Trade Update – Time to close out all remaining RUT Sep 620/630s
If you have yet to do so, it’s time to close out all of your RUT Sep 620/630 bear call spreads. You cannot wait any longer than 3 hours prior to the cease of trade today. After 3 hours, liquidity starts to dry up and it gets harder an harder to get a fill….and the debit price also starts to climb….especially in the last 1.5 hours.
Per the RUT Sep 630/640 bear call spread that some of you opened to bring in more premium, you could either hold onto this spread through settlement and let it expire, or close it out today, up until 3 hours prior to cease of trading today. If you decided to hold it, there is settlement risk because we never know exactly where the RUT will settle Friday morning. But because there are no major announcements tomorrow, and because the market has climbed so aggressively in the last week, there is a good chance that the RUT will settle Friday morning below 630. For more on the settlement process of European style options please visit the FAQ Page. If you don’t feel comfortable with the settlement risk then you should close it out 3 hours prior to the end of trade today, Thursday.

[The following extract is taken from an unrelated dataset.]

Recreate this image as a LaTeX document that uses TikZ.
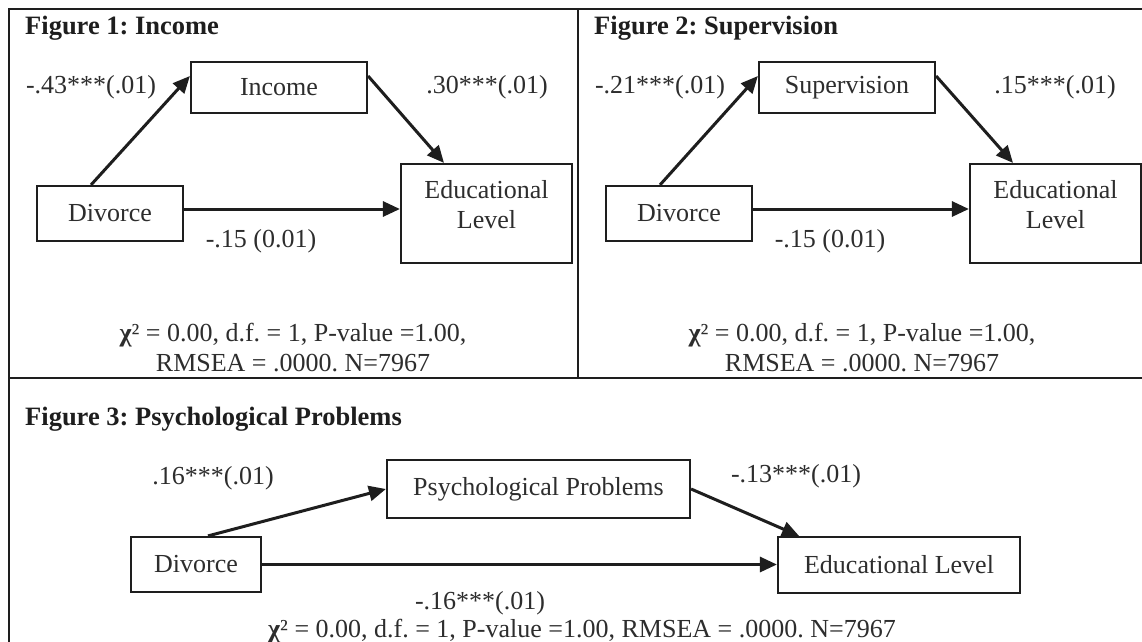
\documentclass[tikz,border=0pt]{standalone}
\usepackage{fontspec}
\setmainfont{Liberation Serif}
\usetikzlibrary{arrows.meta}
\definecolor{ink}{RGB}{30,30,30}
\definecolor{txt}{RGB}{45,45,45}
\frenchspacing
\begin{document}
\begin{tikzpicture}[x=1pt,y=-1pt,
  box/.style={draw=ink, line width=2.2pt, inner sep=0pt, font=\fontsize{26}{30}\selectfont, text=txt, align=center},
  lbl/.style={inner sep=0pt, font=\fontsize{26}{30}\selectfont, text=txt, align=center},
  ttl/.style={inner sep=0pt, anchor=base west, font=\fontsize{26.5}{30}\selectfont\bfseries, text=ink},
  arr/.style={draw=ink, line width=3pt, -{Triangle[length=17pt,width=15pt]}},
  frame/.style={draw=ink, line width=1.6pt}]
\useasboundingbox (0,0) rectangle (1142,641);
\clip (0,0) rectangle (1142,641);
\fill[white] (0,0) rectangle (1142,641);
% frame
\draw[frame] (9,9) rectangle (1147,652);
\draw[frame] (9,378) -- (1147,378);
\draw[frame] (578,9) -- (578,378);

% ---------- Figure 1 ----------
\node[ttl] (t1) at (25,34) {Figure 1: Income};
\node[box, minimum width=176pt, minimum height=51pt] (m1) at (279,87.5) {Income};
\node[box, minimum width=146pt, minimum height=55pt] (d1) at (110,213.5) {Divorce};
\node[box, minimum width=171pt, minimum height=99pt] (e1) at (486.5,213.5) {};
\node[lbl] (e1t) at ([yshift=8.5pt]e1.center) {Educational\\Level};
\draw[arr] ([xshift=-19pt]d1.north) -- ([yshift=11.5pt]m1.west);
\draw[arr] ([yshift=11.5pt]m1.east) -- ([xshift=-42.5pt]e1.north);
\draw[arr] ([yshift=4.5pt]d1.east) -- ([yshift=4.5pt]e1.west);
\node[lbl] (a1) at (91,87) {-.43***(.01)};
\node[lbl] (b1) at (487,87) {.30***(.01)};
\node[lbl] (c1) at (261,241) {-.15 (0.01)};
\node[lbl] (f1) at (293,335) {{\bfseries χ}² = 0.00, d.f. = 1, P-value =1.00,};
\node[lbl] (g1) at (293,363) {RMSEA = .0000. N=7967};

% ---------- Figure 2 ----------
\begin{scope}[xshift=569pt]
\node[ttl] (t2) at (25,34) {Figure 2: Supervision};
\node[box, minimum width=176pt, minimum height=51pt] (m2) at (278,87.5) {Supervision};
\node[box, minimum width=146pt, minimum height=55pt] (d2) at (110,213.5) {Divorce};
\node[box, minimum width=171pt, minimum height=99pt] (e2) at (486.5,213.5) {};
\node[lbl] (e2t) at ([yshift=8.5pt]e2.center) {Educational\\Level};
\draw[arr] ([xshift=-19pt]d2.north) -- ([yshift=11.5pt]m2.west);
\draw[arr] ([yshift=11.5pt]m2.east) -- ([xshift=-42.5pt]e2.north);
\draw[arr] ([yshift=4.5pt]d2.east) -- ([yshift=4.5pt]e2.west);
\node[lbl] (a2) at (91,87) {-.21***(.01)};
\node[lbl] (b2) at (486,87) {.15***(.01)};
\node[lbl] (c2) at (261,241) {-.15 (0.01)};
\node[lbl] (f2) at (293,335) {{\bfseries χ}² = 0.00, d.f. = 1, P-value =1.00,};
\node[lbl] (g2) at (293,363) {RMSEA = .0000. N=7967};
\end{scope}

% ---------- Figure 3 ----------
\node[ttl] (t3) at (25,425) {Figure 3: Psychological Problems};
\node[box, minimum width=303pt, minimum height=58pt] (m3) at (538.5,489) {Psychological Problems};
\node[box, minimum width=130pt, minimum height=55pt] (d3) at (196,564.5) {Divorce};
\node[box, minimum width=242pt, minimum height=56pt] (e3) at (899,565) {Educational Level};
\draw[arr] ([xshift=12pt]d3.north) -- (m3.west);
\draw[arr] (m3.east) -- ([xshift=-100pt]e3.north);
\draw[arr] (d3.east) -- (d3.east -| e3.west);
\node[lbl] (a3) at (213,478) {.16***(.01)};
\node[lbl] (b3) at (796,476) {-.13***(.01)};
\node[lbl] (c3) at (480,603) {-.16***(.01)};
\node[lbl] (f3) at (582,631) {{\bfseries χ}² = 0.00, d.f. = 1, P-value =1.00, RMSEA = .0000. N=7967};
\end{tikzpicture}
\end{document}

And for those of you who have the SPY Sep 108/111 bear call spread, because this is an option on an ETF, it trades American style and it will trade through the end of tomorrow, Friday, and where the price closes at on Friday is the final price. As of this writing the SPY is at 107.1 and you could continue to hold it longer, and maybe even hold it through close of trade on Friday where you will then keep 100% of the premium collected. If at any time the SPY touches 107.7 you should immediately close it out.



What’s the biggest point/percentage jump between thursday close and friday settlement price you’ve seen?
Hi Brad….I am impressed on how we adjusted this trade. Being somewhat new to this, I was sweating bullets all day Wednesday and Thursday. I closed out my 630-620 position on Wednesday, and re entered the 640-630. I got to watch how the rising market affected the Gamma and Theta on Wednesday, and believe that the right choices were made, considering the great risk involved at that time. I did learn alot. I am thinking of Autotrading, mainly because of what could have happened on those days if I had not been home to close out and adjust those trades.
When volatility was high in late 2008 and early 2009, the RLS could settle 25 points higher or lower than where the RUT closed at on Thursday. Pretty crazy. At that time the RUT was around 440, so in order to feel comfortable in holding our spreads all the way through expiration and settlement we would want our short legs of our credit spreads to be at least 25 points away. So the short call leg strike price would need to be at 465 or higher, and our short put leg strike price would need to be at 415 or lower. And if not, we would close our spreads out on the last day of trade before expiration on Thursday, 3 to 4 hours prior to cease of trade to avoid settlement risk.